Some of the development regulations require a developer to build a single unit on half an acre of land, have also discouraged investors eyeing the prime residential area.

The implications of this are felt when the developer can only put up two units on an acre of land, and even then he will have spent a total of $242,500 on each of this house even before the commencement of the building.

According to Mr. Woodhams, factoring in the cost of land and building would mean that the property may have to be sold for over $1.2m for the developer to get back their money. Furthermore, the prime residential market is already saturated as it is and these prices do not make sense to buyers and developers alike.

Property development in Karen is said to continue slowing down until the residents’ association have approved an increase in the number of units that can be built per acre.
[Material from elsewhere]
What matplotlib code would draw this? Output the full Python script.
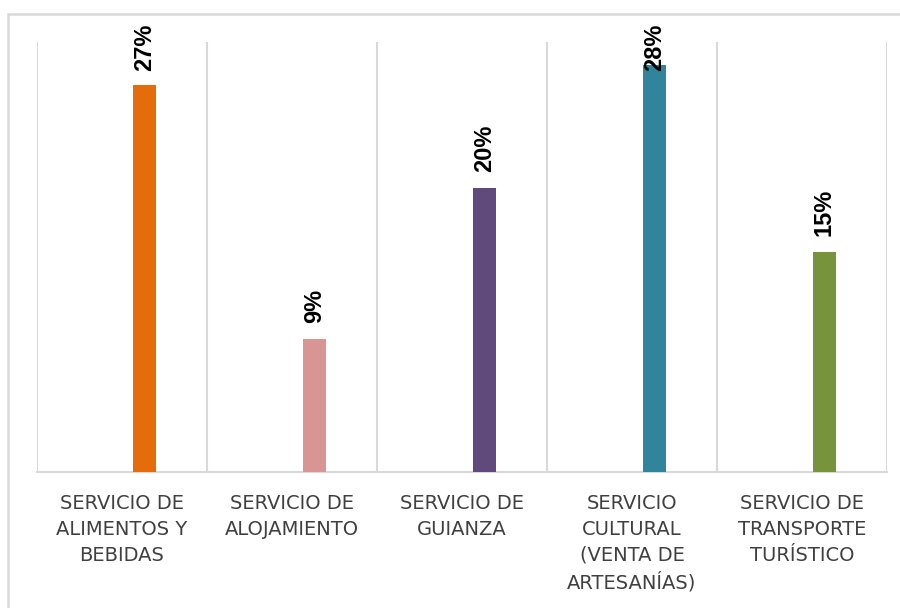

The luxury housing segment is expected to see most growth in areas such as New Runda and Kitisuru, where availability of land is attracting investors as opposed to the situation in areas such as Karen and Muthaiga.

An Attitude Survey recently released by Knight Frank ranked Nairobi’s expanding Runda suburb among global real estate hotspots most likely to attract dollar millionaires keen to buy property.

The area is also expected to outperform similar developments in other African cities due to improved transport infrastructure and gated compounds, which are well served by facilities including top schools, recreation and sports facilities.

The Prime International Residential Index by Knight Frank indicates the value of luxury residential houses in Nairobi decreased by 2.1 per cent last year but was higher than the 1.4 per cent global growth average.